If you are operating by trying to be color-blind-- let's say the job application form you use to hire does not specify the race of the applicant-- you will still assume that the applicant who is writing in black English is less literate and less educated than the one who is not. You will assume this person cannot write an English sentence, unless you are yourself familiar with the dialect, or unless you are consciously trying not to make this sort of assumption, which can be difficult to do when there are so many people out there who actually can't write an English sentence.

You are just as likely to hire a black person as to hire a white person using this race-not-given form, provided that the black person is writing in the dialect you perceive to be correct and professional.

Now, I grew up speaking the dialect that is considered to be correct and business-professional. I had no trouble learning it; I just had to be told what levels of formality to use at what times. It's my native tongue, and it's easy for me.
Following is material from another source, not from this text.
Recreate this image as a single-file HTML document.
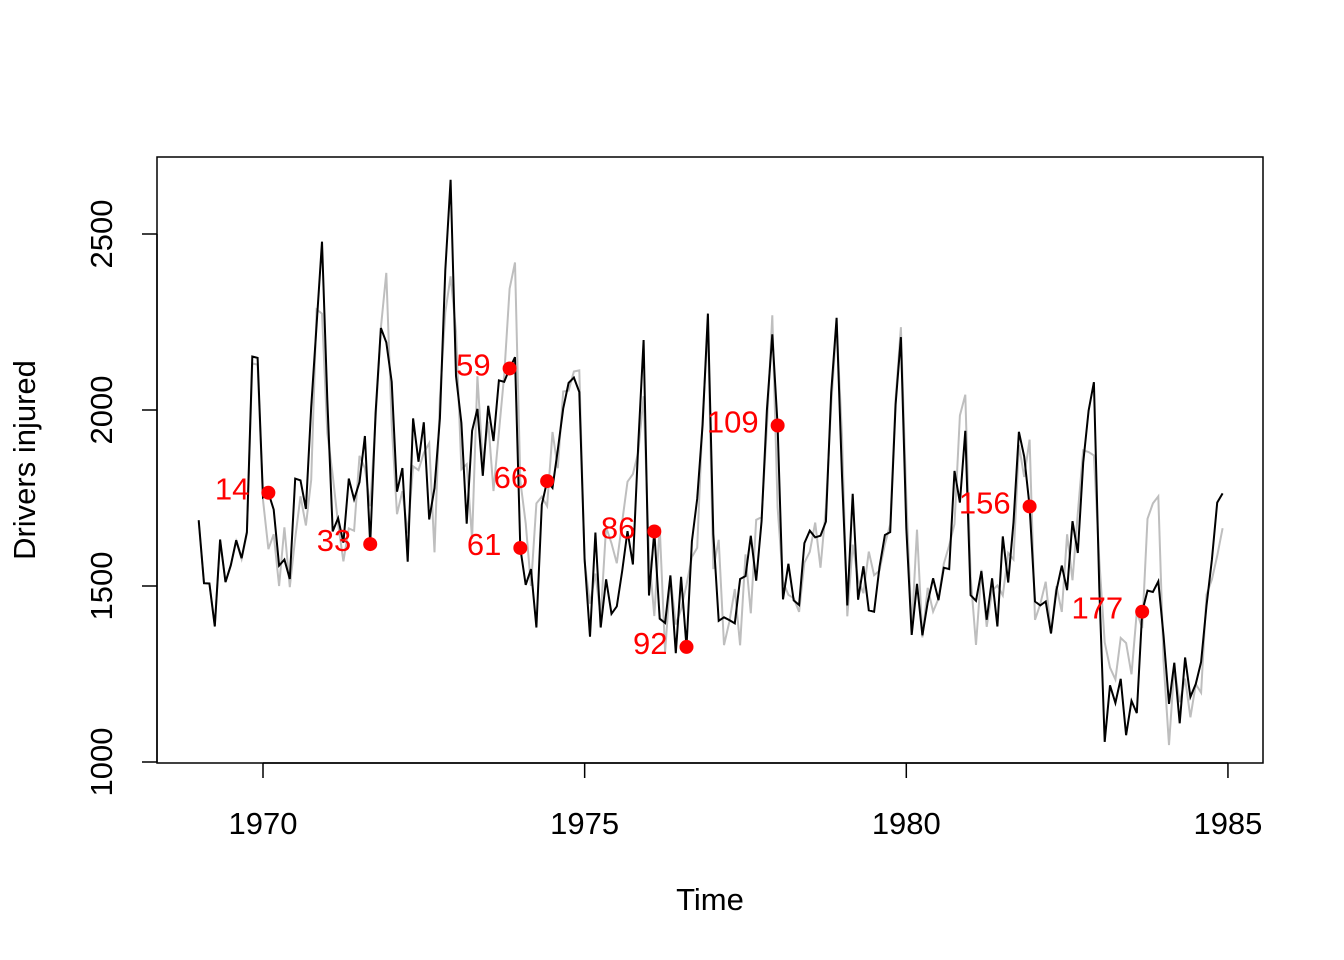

To a person who is a native speaker of black English-- or of Southern English-- or of the Ozark dialect (just ask [livejournal.com profile] ozarque-- the dialect I grew up speaking may literally be a second language, and is almost certainly a learned behavior, with a level of conscious performativity to it.

The way that 'colorblindness' works in the job market at the moment tells these people: you can be treated just like everyone else, as long as you discard your native dialect.
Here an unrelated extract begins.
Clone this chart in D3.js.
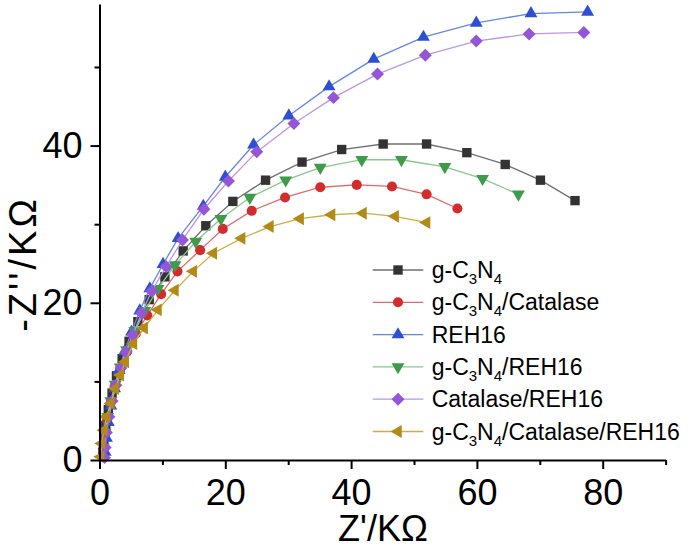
<!DOCTYPE html>
<html>
<head>
<meta charset="utf-8">
<script src="https://cdn.jsdelivr.net/npm/d3@7"></script>
<style>
  html, body { margin: 0; padding: 0; background: #fff; }
  svg { display: block; font-family: "Liberation Sans", Arial, sans-serif; }
</style>
</head>
<body>
<svg id="chart" width="692" height="549"></svg>
<script>
// ---- data ----
const seriesNames = ["g-C3N4", "g-C3N4/Catalase", "REH16", "g-C3N4/REH16", "Catalase/REH16", "g-C3N4/Catalase/REH16"];

const gc3n4X = [0.5, 0.7, 1.0, 1.4, 2.0, 2.7, 3.6, 4.7, 6.1, 7.9, 10.4, 13.3, 16.9, 21.2, 26.4, 32.2, 38.5, 45.1, 52.0, 58.4, 64.5, 70.1, 75.6];
const gc3n4Y = [1.0, 2.6, 4.4, 6.4, 8.5, 10.7, 12.9, 15.1, 17.6, 20.4, 23.3, 26.6, 29.8, 32.9, 35.6, 37.9, 39.5, 40.2, 40.2, 39.1, 37.6, 35.6, 33.0];

const catX = [0.6, 0.8, 1.2, 1.7, 2.4, 3.3, 4.4, 5.8, 7.6, 9.8, 12.4, 16.0, 19.6, 24.2, 29.5, 35.1, 40.9, 46.5, 52.0, 56.9];
const catY = [1.2, 3.0, 5.0, 7.1, 9.3, 11.5, 13.8, 16.1, 18.4, 21.1, 24.0, 26.7, 29.4, 31.7, 33.4, 34.7, 35.0, 34.8, 33.8, 32.0];

const rehX = [0.9, 1.1, 1.4, 1.8, 2.4, 3.1, 4.0, 5.1, 6.4, 8.0, 10.1, 12.5, 16.5, 20.0, 24.5, 30.1, 36.5, 43.6, 51.5, 59.9, 68.6, 77.6];
const rehY = [1.0, 2.8, 4.8, 6.9, 9.1, 11.4, 13.8, 16.3, 19.0, 21.8, 24.9, 28.2, 32.3, 36.0, 40.1, 43.8, 47.5, 51.0, 53.8, 55.6, 56.8, 57.0];

const gRehX = [0.6, 0.9, 1.3, 1.8, 2.5, 3.3, 4.3, 5.6, 7.2, 9.3, 12.0, 15.3, 19.3, 23.9, 29.6, 35.1, 41.7, 48.0, 54.9, 60.9, 66.6];
const gRehY = [1.6, 3.5, 5.5, 7.5, 9.6, 11.8, 14.0, 16.4, 19.0, 21.8, 24.8, 27.8, 30.7, 33.4, 35.6, 37.2, 38.2, 38.2, 37.3, 35.8, 33.8];

const catRehX = [0.8, 0.9, 1.1, 1.5, 2.0, 2.6, 3.4, 4.2, 5.3, 6.7, 8.3, 10.6, 13.2, 16.6, 20.5, 25.0, 30.9, 37.2, 44.2, 51.8, 59.9, 68.3, 77.0];
const catRehY = [0.3, 1.6, 3.5, 5.5, 7.5, 9.5, 11.7, 13.7, 15.9, 18.7, 21.5, 24.6, 28.0, 31.9, 35.5, 39.2, 42.8, 46.1, 49.1, 51.5, 53.3, 54.2, 54.4];

const allX = [0.2, 0.35, 0.7, 1.1, 1.8, 2.5, 3.3, 4.1, 5.4, 7.1, 9.3, 12.0, 14.9, 18.1, 22.6, 27.1, 31.9, 36.9, 41.9, 47.0, 52.0];
const allY = [0.4, 2.1, 3.8, 5.5, 7.2, 9.1, 10.8, 12.5, 14.8, 16.8, 19.1, 21.6, 24.0, 26.3, 28.2, 29.7, 30.7, 31.2, 31.4, 31.0, 30.2];

const xTicks = [0, 20, 40, 60, 80];
const xMinorTicks = [10, 30, 50, 70, 90];
const yTicks = [0, 20, 40];
const yMinorTicks = [10, 30, 50];

// ---- styles ----
const series = [
  { name: seriesNames[0], xs: gc3n4X, ys: gc3n4Y, marker: "square",  color: "#333333", line: "#707070" },
  { name: seriesNames[1], xs: catX,   ys: catY,   marker: "circle",  color: "#d12d2d", line: "#e06a6a" },
  { name: seriesNames[2], xs: rehX,   ys: rehY,   marker: "up",      color: "#2c4fd6", line: "#6486e6" },
  { name: seriesNames[3], xs: gRehX,  ys: gRehY,  marker: "down",    color: "#3f9b4a", line: "#86c98a" },
  { name: seriesNames[4], xs: catRehX,ys: catRehY,marker: "diamond", color: "#9456d6", line: "#bb97e8" },
  { name: seriesNames[5], xs: allX,   ys: allY,   marker: "left",    color: "#b38a16", line: "#cfad45" }
];

const svg = d3.select("#chart");
const x = d3.scaleLinear().domain([0, 90]).range([99.5, 665.6]);
const y = d3.scaleLinear().domain([0, 58]).range([460, 4.1]);

function markerPath(type) {
  switch (type) {
    case "square":  return { d: d3.symbol(d3.symbolSquare, 88)(), rot: 0 };
    case "circle":  return { d: d3.symbol(d3.symbolCircle, 80)(), rot: 0 };
    case "up":      return { d: d3.symbol(d3.symbolTriangle, 72)(), rot: 0 };
    case "down":    return { d: d3.symbol(d3.symbolTriangle, 72)(), rot: 180 };
    case "left":    return { d: d3.symbol(d3.symbolTriangle, 72)(), rot: -90 };
    case "diamond": return { d: d3.symbol(d3.symbolSquare, 84)(), rot: 45 };
  }
}

// ---- series ----
const line = d3.line().x(d => x(d[0])).y(d => y(d[1]));
series.forEach(s => {
  const pts = s.xs.map((v, i) => [v, s.ys[i]]);
  const g = svg.append("g");
  g.append("path").attr("d", line(pts)).attr("fill", "none")
    .attr("stroke", s.line).attr("stroke-width", 1.3);
  const m = markerPath(s.marker);
  g.selectAll("path.m").data(pts).enter().append("path").attr("class", "m")
    .attr("d", m.d)
    .attr("transform", d => `translate(${x(d[0])},${y(d[1])}) rotate(${m.rot})`)
    .attr("fill", s.color);
});

// ---- axes ----
const axisFont = 36;
svg.append("g").attr("transform", "translate(0,460)")
  .call(d3.axisBottom(x).tickValues(xTicks).tickSize(9).tickSizeOuter(0).tickPadding(10).tickFormat(d3.format("d")));
svg.append("g").attr("transform", "translate(0,460)")
  .call(d3.axisBottom(x).tickValues(xMinorTicks).tickSize(5).tickSizeOuter(0).tickFormat(""))
  .select(".domain").remove();
svg.append("g").attr("transform", "translate(99.5,0)")
  .call(d3.axisLeft(y).tickValues(yTicks).tickSize(9).tickSizeOuter(0).tickPadding(8).tickFormat(d3.format("d")));
svg.append("g").attr("transform", "translate(99.5,0)")
  .call(d3.axisLeft(y).tickValues(yMinorTicks).tickSize(5).tickSizeOuter(0).tickFormat(""))
  .select(".domain").remove();

svg.selectAll(".domain").attr("stroke", "#000").attr("stroke-width", 2);
svg.selectAll(".tick line").attr("stroke", "#000").attr("stroke-width", 2);
svg.selectAll(".tick text").attr("font-size", axisFont).attr("fill", "#000")
  .attr("font-family", "Liberation Sans, Arial, sans-serif");

// ---- axis titles ----
svg.append("text").attr("x", 383).attr("y", 541).attr("text-anchor", "middle")
  .attr("font-size", 36).attr("fill", "#000").text("Z'/KΩ");
svg.append("text").attr("transform", "translate(36,264) rotate(-90)").attr("text-anchor", "middle")
  .attr("font-size", 38).attr("letter-spacing", 3).attr("fill", "#000").text("-Z''/KΩ");

// ---- legend ----
const legend = svg.append("g");
const legY0 = 270, legDy = 32.3;
series.forEach((s, i) => {
  const cy = legY0 + i * legDy;
  legend.append("line").attr("x1", 372.7).attr("x2", 423.3).attr("y1", cy).attr("y2", cy)
    .attr("stroke", s.line).attr("stroke-width", 1.3);
  const m = markerPath(s.marker);
  legend.append("path").attr("d", m.d)
    .attr("transform", `translate(398,${cy}) rotate(${m.rot})`).attr("fill", s.color);
  const t = legend.append("text").attr("x", 431.7).attr("y", cy + 8).attr("font-size", 23).attr("fill", "#000");
  // build runs: [text, isSubscript]
  const runs = [];
  s.name.split(/(C3N4)/).forEach(p => {
    if (p === "C3N4") { runs.push(["C", false], ["3", true], ["N", false], ["4", true]); }
    else if (p.length) runs.push([p, false]);
  });
  let shifted = false;
  runs.forEach(([txt, sub]) => {
    const ts = t.append("tspan").text(txt);
    if (sub) { ts.attr("font-size", 15).attr("dy", shifted ? 0 : 6); shifted = true; }
    else if (shifted) { ts.attr("dy", -6); shifted = false; }
  });
});
</script>
</body>
</html>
I've never had to do that personally, but I would think it would be difficult and painful-- and at certain income brackets and in certain environments, how is a person supposed to learn the 'more acceptable' dialect in the first place, even if they want to? For that matter, why is the dialect that is more acceptable more acceptable? Because it's white upper-class academic, that's why.

There are lots and lots of examples like this, everywhere. Every day.

And this is why 'colorblindness' doesn't work. If I am aware that the people I am interacting with speak a different dialect of English than I do, and I accept that that dialect is an interesting, useful, and innately valid form of English, which is equal in every way to mine, and I learn something about how that dialect works, I will be able to tell when people who speak to me in that dialect are literate, intelligent, and rhetorically fluent, and then I can make my hiring decisions based on that. This is what diversity training is supposed to do: teach a person what the likely cultural differences they may run into are so that they do not default to a non-inclusive idea of normal.

The assumption behind 'colorblindness' seems to be that if we notice a difference at all, we will judge against a person based on that difference.

It doesn't have to be that way. Equal does not have to be the same as alike.

It is hard work to fully acknowledge that practices that are completely different and sometimes utterly contradictory to what one's own culture teaches are absolutely equally as valid. We are taught that they are not all the time, and there's also a large set of scenarios which are extremely morally ambiguous and difficult to deal with (female genital mutilation: native cultural practice? Yes. Hideous, discriminatory, and something that ought to stop ASAP? Hell yes. Change that has to come from within the culture that practices it? Oh yeah; if I go and tell people to stop it, they will quite rightly ask me who the hell I think I am-- but, as an equal, I can try as hard as I like to convince people that it is a bad idea).

But that is the goal, right there: to treat everyone equally because of who they are, and not in spite of it, or without acknowledging it. To find any dialect of English as valid as any other, and to judge merit by how well a person uses it, and to apply this principle in all of the thousand other places it needs to be applied. To accept, and not to overlook.

To respect.

That is what needs to be fought for.